Кошусь на ее ноги. И правда бахилы напялила.

— Каюсь, Кристина Борисовна, виноват.

— Через тридцать минут жду вашу объяснительную, — бросает мне и нос задирает победно. — Наташ, если придет корреспонденция, пригласи меня на ресепшн, ладно? — говорит приторно-ласково администратору, и развернувшись, уходит, снова своей упругой задницей виляя.

Значит, объяснений хочет? Будут ей объяснения.

Глава 7

Барабаню пальцами по столу и отсчитываю минуты. Прошло уже тридцать пять, Верховский снова опаздывает, а я опять его жду. Это невыносимо. Мало того, что этот чертов провокатор уже половину коллег против меня настроил, так еще и себя в лидеры неформальные возвел. Профсоюз ему организовать, что ли, чтобы неповадно было за спиной руководства бурную деятельность разводить.

И работой же заняться не могу. Читаю договор, а слова в единую мысль не складываются. Потому что жду! Докапываюсь до какой-то чуши, но так обидно стало, что придурка Толика не заткнул. Все знают его, как сплетника, поэтому никто особо при нем не болтает, иначе через час в курсе будут все. А Верховский сдружился и мне косточки моет. И я перед ним голая ходила. Подумать только, с каких сторон они меня обсудят.

Женя заходит, опоздав ровно на десять минут. Он уже переодет и, кажется, доволен. Выглядит как сытый кот, объевшийся сметаны. Не принял ли чего на грудь для хорошей работы? Хмурюсь, разглядывая анестезиолога, а он идет так медленно, будто себя демонстрирует. И зачем? Как дети себя ведем, задевая друг друга без конца.
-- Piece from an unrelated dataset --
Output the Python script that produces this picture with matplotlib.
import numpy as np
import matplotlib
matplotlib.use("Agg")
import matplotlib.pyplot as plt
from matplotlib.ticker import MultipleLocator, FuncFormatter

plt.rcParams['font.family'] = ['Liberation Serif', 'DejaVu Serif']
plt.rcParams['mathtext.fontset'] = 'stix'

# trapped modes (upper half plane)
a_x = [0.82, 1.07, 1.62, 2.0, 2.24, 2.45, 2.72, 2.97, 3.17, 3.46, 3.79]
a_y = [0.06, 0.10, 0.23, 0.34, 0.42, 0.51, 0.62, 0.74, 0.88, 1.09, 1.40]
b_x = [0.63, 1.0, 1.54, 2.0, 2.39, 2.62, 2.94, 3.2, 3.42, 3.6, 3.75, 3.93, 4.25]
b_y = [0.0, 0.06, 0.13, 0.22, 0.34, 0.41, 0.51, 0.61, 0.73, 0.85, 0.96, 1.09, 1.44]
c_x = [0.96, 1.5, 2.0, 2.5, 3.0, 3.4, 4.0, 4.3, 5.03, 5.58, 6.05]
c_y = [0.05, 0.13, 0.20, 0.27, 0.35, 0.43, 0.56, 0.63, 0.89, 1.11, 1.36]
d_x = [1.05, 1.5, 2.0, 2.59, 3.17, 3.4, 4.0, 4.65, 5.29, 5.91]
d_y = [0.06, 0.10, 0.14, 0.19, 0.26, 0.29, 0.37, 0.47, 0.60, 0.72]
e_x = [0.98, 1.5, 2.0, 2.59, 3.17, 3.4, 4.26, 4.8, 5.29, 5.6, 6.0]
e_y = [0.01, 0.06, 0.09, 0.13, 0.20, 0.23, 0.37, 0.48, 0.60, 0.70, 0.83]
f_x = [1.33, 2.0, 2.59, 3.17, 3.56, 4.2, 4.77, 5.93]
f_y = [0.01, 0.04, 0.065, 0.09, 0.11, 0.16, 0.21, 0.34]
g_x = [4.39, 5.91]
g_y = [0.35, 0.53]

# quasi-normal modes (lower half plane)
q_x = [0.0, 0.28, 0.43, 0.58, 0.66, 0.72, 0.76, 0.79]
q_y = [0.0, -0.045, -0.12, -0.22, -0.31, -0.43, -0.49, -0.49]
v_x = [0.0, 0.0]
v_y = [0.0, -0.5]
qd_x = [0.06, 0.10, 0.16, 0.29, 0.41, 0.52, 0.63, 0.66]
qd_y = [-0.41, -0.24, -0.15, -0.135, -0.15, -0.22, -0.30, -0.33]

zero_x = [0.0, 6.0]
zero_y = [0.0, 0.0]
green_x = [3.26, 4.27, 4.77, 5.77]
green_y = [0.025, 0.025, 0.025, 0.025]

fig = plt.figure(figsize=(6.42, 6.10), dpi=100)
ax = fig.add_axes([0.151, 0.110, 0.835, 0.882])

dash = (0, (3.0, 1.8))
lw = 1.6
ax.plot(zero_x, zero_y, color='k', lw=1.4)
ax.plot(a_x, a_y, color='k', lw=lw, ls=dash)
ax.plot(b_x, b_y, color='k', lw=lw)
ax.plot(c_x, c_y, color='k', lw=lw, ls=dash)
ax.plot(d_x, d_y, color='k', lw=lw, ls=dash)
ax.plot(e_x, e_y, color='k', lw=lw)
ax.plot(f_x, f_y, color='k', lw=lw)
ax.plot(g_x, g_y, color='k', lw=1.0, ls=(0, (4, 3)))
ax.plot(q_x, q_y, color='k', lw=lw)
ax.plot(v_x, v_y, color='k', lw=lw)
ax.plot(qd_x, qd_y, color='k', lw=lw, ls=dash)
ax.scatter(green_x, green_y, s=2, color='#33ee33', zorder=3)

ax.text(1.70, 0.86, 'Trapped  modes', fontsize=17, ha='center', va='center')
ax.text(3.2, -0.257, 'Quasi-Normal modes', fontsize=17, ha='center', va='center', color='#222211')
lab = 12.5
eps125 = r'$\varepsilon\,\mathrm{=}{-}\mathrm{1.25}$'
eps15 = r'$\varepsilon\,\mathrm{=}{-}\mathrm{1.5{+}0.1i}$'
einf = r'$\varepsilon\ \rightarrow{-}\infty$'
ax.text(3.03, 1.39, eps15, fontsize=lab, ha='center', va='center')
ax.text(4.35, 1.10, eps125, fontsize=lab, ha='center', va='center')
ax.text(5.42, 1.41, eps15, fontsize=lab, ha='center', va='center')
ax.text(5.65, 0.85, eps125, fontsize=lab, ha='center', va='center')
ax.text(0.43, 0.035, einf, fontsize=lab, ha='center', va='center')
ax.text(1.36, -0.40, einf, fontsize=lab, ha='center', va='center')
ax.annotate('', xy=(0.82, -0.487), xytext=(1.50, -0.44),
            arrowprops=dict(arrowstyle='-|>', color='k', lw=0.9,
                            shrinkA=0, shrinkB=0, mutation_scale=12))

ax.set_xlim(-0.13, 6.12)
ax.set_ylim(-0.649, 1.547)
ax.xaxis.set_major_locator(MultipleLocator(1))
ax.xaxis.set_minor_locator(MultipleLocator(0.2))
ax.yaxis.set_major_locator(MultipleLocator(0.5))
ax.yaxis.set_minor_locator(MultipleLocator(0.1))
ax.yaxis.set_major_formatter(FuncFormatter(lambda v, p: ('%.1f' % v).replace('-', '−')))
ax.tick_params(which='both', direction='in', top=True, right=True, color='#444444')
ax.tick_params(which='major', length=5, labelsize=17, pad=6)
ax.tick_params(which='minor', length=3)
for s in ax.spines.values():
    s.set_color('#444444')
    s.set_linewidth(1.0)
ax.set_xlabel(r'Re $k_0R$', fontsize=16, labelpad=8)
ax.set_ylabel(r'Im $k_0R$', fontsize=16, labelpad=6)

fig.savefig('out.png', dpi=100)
— Вы опоздали, — начинаю с тяжелым вздохом, когда Верховский садится в кресло напротив. И делает это с таким видом, будто это я к нему пришла раньше назначенного времени.
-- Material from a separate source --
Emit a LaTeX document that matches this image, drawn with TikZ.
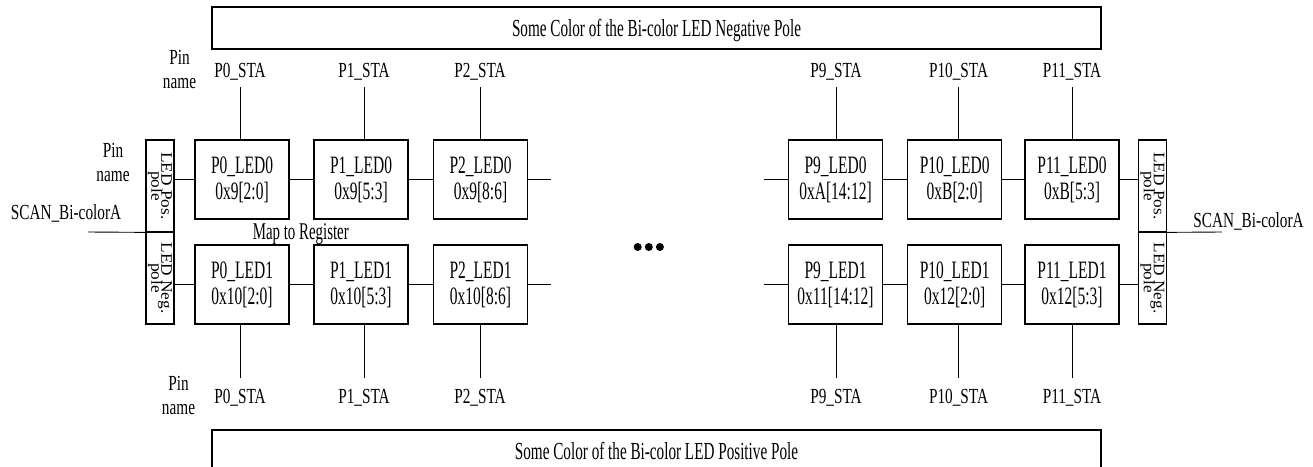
\documentclass[tikz,border=0pt]{standalone}
\usepackage{fontspec}
\setmainfont{Liberation Serif}[FakeStretch=0.62]
\newfontfamily\stafont{Liberation Serif}[FakeStretch=0.71]
\newfontfamily\polefont{Liberation Serif}[FakeStretch=1.08]
\newcommand\tightpole{\polefont\fontsize{16pt}{10pt}\selectfont\setlength{\lineskiplimit}{-20pt}\relax}
\begin{document}
\begin{tikzpicture}[x=1pt,y=-1pt,
  ledbox/.style={draw, line width=1.1pt, minimum width=94pt, minimum height=79pt, inner sep=0pt, align=center, font=\fontsize{25pt}{26pt}\selectfont},
  polebox/.style={draw, line width=1.1pt, minimum width=28pt, minimum height=92pt, inner sep=0pt},
  poletext/.style={rotate=-90, align=center, inner sep=0pt, font=\tightpole},
  stat/.style={anchor=base, inner sep=1pt, text height=15pt, text depth=4pt, outer sep=5pt, font=\stafont\fontsize{21.5pt}{24pt}\selectfont},
  stab/.style={stat, outer sep=9pt},
  pinlbl/.style={align=center, inner sep=0pt, font=\stafont\fontsize{21.5pt}{24pt}\selectfont},
  txt/.style={anchor=base, inner sep=0pt, font=\stafont\fontsize{21.5pt}{24pt}\selectfont},
  maptxt/.style={anchor=base, inner sep=0pt, font=\fontsize{24pt}{26pt}\selectfont},
  wide/.style={draw, line width=1.1pt, minimum width=889pt, minimum height=42pt, inner sep=0pt, text depth=0pt, font=\fontsize{24.5pt}{26pt}\selectfont},
  wire/.style={line width=0.9pt}]
\useasboundingbox (0,0) rectangle (1313,466);

% wide pole bars
\node[wide] (neg) at (656.5,28) {Some Color of the Bi-color LED Negative Pole};
\node[wide] (pos) at (656.5,451) {Some Color of the Bi-color LED Positive Pole};

% LED boxes row 0
\node[ledbox] (a0)  at (242,179.5)   {P0\_LED0\\0x9[2:0]};
\node[ledbox] (a1)  at (361,179.5)   {P1\_LED0\\0x9[5:3]};
\node[ledbox] (a2)  at (480.5,179.5) {P2\_LED0\\0x9[8:6]};
\node[ledbox] (a9)  at (835.5,179.5) {P9\_LED0\\0xA[14:12]};
\node[ledbox] (a10) at (954.7,179.5) {P10\_LED0\\0xB[2:0]};
\node[ledbox] (a11) at (1072,179.5)  {P11\_LED0\\0xB[5:3]};
% LED boxes row 1
\node[ledbox] (b0)  at (242,284.5)   {P0\_LED1\\0x10[2:0]};
\node[ledbox] (b1)  at (361,284.5)   {P1\_LED1\\0x10[5:3]};
\node[ledbox] (b2)  at (480.5,284.5) {P2\_LED1\\0x10[8:6]};
\node[ledbox] (b9)  at (835.5,284.5) {P9\_LED1\\0x11[14:12]};
\node[ledbox] (b10) at (954.7,284.5) {P10\_LED1\\0x12[2:0]};
\node[ledbox] (b11) at (1072,284.5)  {P11\_LED1\\0x12[5:3]};

% pole boxes
\node[polebox] (lpa) at (160,186) {};
\node[polebox] (lpb) at (160,278) {};
\node[polebox] (rpa) at (1152.5,186) {};
\node[polebox] (rpb) at (1152.5,278) {};
\node[poletext] (lpat) at (160,186) {LED Pos.\\pole};
\node[poletext] (lpbt) at (160,278) {LED Neg.\\pole};
\node[poletext] (rpat) at (1152.5,186) {LED Pos.\\pole};
\node[poletext] (rpbt) at (1152.5,278) {LED Neg.\\pole};

% top pin labels
\node[stat] (t0)  at (240,77)    {P0\_STA};
\node[stat] (t1)  at (364,77)    {P1\_STA};
\node[stat] (t2)  at (480,77)    {P2\_STA};
\node[stat] (t9)  at (836,77)    {P9\_STA};
\node[stat] (t10) at (958.6,77)  {P10\_STA};
\node[stat] (t11) at (1072,77)   {P11\_STA};
% bottom pin labels
\node[stab] (u0)  at (240,403)   {P0\_STA};
\node[stab] (u1)  at (364,403)   {P1\_STA};
\node[stab] (u2)  at (480,403)   {P2\_STA};
\node[stab] (u9)  at (836,403)   {P9\_STA};
\node[stab] (u10) at (958.6,403) {P10\_STA};
\node[stab] (u11) at (1072,403)  {P11\_STA};

% other labels
\node[pinlbl] (pn1) at (179.5,69.4) {Pin\\name};
\node[pinlbl] (pn2) at (113,162.7)  {Pin\\name};
\node[pinlbl] (pn3) at (178.5,395.4) {Pin\\name};
\node[txt] (scanl) at (66,219)     {SCAN\_Bi-colorA};
\node[txt] (scanr) at (1248.5,227) {SCAN\_Bi-colorA};
\node[maptxt] (map) at (300.8,239.3)  {Map to Register};

% ellipsis dots
\fill (637.7,247) circle (4);
\fill (648.8,247) circle (4);
\fill (659.9,247) circle (4);

% vertical wires
\foreach \t/\b in {t0/a0,t1/a1,t2/a2,t9/a9,t10/a10,t11/a11}
  \draw[wire] (\t.south) -- (\t.south |- \b.north);
\foreach \u/\b in {u0/b0,u1/b1,u2/b2,u9/b9,u10/b10,u11/b11}
  \draw[wire] (\u.north) -- (\u.north |- \b.south);

% horizontal wires
\coordinate (sa) at (551,179.5);
\coordinate (sb) at (764,179.5);
\coordinate (sc) at (551,284.5);
\coordinate (sd) at (764,284.5);
\draw[wire] (a0.west) -- (a0.west -| lpa.east);
\draw[wire] (a0.east) -- (a1.west);
\draw[wire] (a1.east) -- (a2.west);
\draw[wire] (a2.east) -- (sa);
\draw[wire] (sb) -- (a9.west);
\draw[wire] (a9.east) -- (a10.west);
\draw[wire] (a10.east) -- (a11.west);
\draw[wire] (a11.east) -- (a11.east -| rpa.west);
\draw[wire] (b0.west) -- (b0.west -| lpb.east);
\draw[wire] (b0.east) -- (b1.west);
\draw[wire] (b1.east) -- (b2.west);
\draw[wire] (b2.east) -- (sc);
\draw[wire] (sd) -- (b9.west);
\draw[wire] (b9.east) -- (b10.west);
\draw[wire] (b10.east) -- (b11.west);
\draw[wire] (b11.east) -- (b11.east -| rpb.west);

% scan lines
\coordinate (scl) at (88,232);
\coordinate (scr) at (1222,232);
\draw[wire] (scl) -- (lpa.south east);
\draw[wire] (rpa.south west) -- (scr);
\end{tikzpicture}
\end{document}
— Писать еще одну объяснительную? — кладет лист на стол и толкает ко мне. Тот с шелестом скользит, упирается в папки. — Листок дадите, Кристина Борисовна?

— Нет, не нужно, — как же вынести его без криков? — Но могли бы предупредить, позвонив по внутреннему телефону.

Он усмехается, перебирает пальцами по столу и задумчиво на меня смотрит, не отрываясь. Вскипятить меня решил? Жарко от глаз голубых, по плечам моим скользящих.

— Мне показалось, вы не слишком-то хотели разговаривать. Вам же по душе переписки, — он кивает на объяснительную. — Не прочитаете? Я старался.

— Обязательно ознакомлюсь с вашим творчеством, — тянусь через стол и беру чертов листок. Почерк у Верховского красивый, тонкий и острый. Буквы, конечно, пляшут, но разобрать все очень легко. — Так, Я… опоздал по причине производственной травмы. Что?

— Вы читайте дальше, Кристина Борисовна, — улыбается гад так довольно, будто там меня ждет идеально написанное сочинение, за которое я поставлю сто баллов.